4 thoughts on “Wales: Stronger in Europe

  1. The case for Brexit is phoney and mischievous. It echoes of irrational human psychology fermented by hyperbole surrounding border controls and isolationism. We are ” Robbing Peter to pay Paul”. We would be pulling the shutters down to begin the long good night. The result to leave will divide the UK will reflect the divergence of the popular and unpopular areas of human development, life chances and well being even further. It’s rank and file rebellion to vote Brexit as a protest vote with the strong anti immigration vote that touches all sides of the square.

    The economic case might dilute against the forces of bigotry ,self assurance and colonialism . At a time of great international unheaval and turbulence we are sleep walking into the unknown with consequences unimaginable for peace and stability .

  2. Mr.Davies has written an excellent and persuasive case for us to ‘remain’ in the EU. The benefits and reasons for staying in (the status quo) are clear enough and one would have to be stupid to ignore or discount them. However, I can’t help feeling that many people are attracted ‘lemming-like’ to the white cliffs of Brexit (including moi) because they want to see a fundamental shake-up in the aforementioned status quo – a social revolution if you will.
    This is what seems to be driving the Trumpaholics in the US – a well founded perception that the we’re not ‘all in this together’. I’m reading an excellent book by the journalist Joe Bageant titled ‘Deer Hunting with Jesus’ which I highly recommend to those politicos amongst you that are trying to understand why so many people, including ourselves, are hell bent on ‘voting against their own best interests’. Illuminating and bonkers.

  3. The UK did not sign the Schengen agreement, abolishing passport controls between EU member states, and still controls its borders. If I am stopped when I come back to the UK I am stopped by the UK border force. Saying the UK can take back control of its borders if we leave the EU is utter nonsense, we have never given up control of our borders.

    We leave the EU and we still get illegal immigration. Are Syrian or Afghan refugees going to stop coming to the UK because we have left the EU.

    We leave the EU and we reach a Norwegian or Swiss style agreement with the EU, we still get EU immigration and we still pay subs to the EU.

    The fantasy of leaving the EU and turning the commonwealth into the greatest trading block on the planet, with Great Britain sitting supreme at its head only serves to highlight how out of touch Brexit have become with reality.
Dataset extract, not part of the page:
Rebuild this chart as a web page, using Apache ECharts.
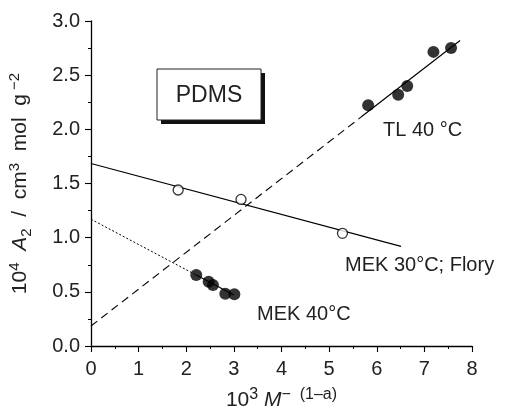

The Brexit campaigners seem to have seriously overdosed on Boys Own

  4. Leaving the EU has very little logic to it; none of the ‘reasons’ put forward by the various campaigns seem to stand up to any scrutiny – their currency is secondary, involved mainly in jostling for position in other arenas.

    As Geraint points out, there have been many years of myth-making that have stoked a vague feeling of alienation, but it is all very nebulous and insubstantial, so its not surprising that there are no concrete arguments in favour of leaving.

    The main appeal of a vote to leave, it seems to me, is to those who misremember the British Empire to be entirely a force for good, that had nothing at all to do with exploitation, colonialism, slavery and injustice, nor the sorry state of the world today.

    I find it disturbing, too, that this pursuit of a new Empire turns out to be the third iteration of the phenomenon (if the first was 15th-18th Century, and the second was the 19th Century) and that the last group of people pursuing the glories of a Third Empire in the 1930s were probably doing it for roughly the same reasons.

    Kim Il Trump is not a choice in the referendum, but the ‘Leavers’ run him pretty close.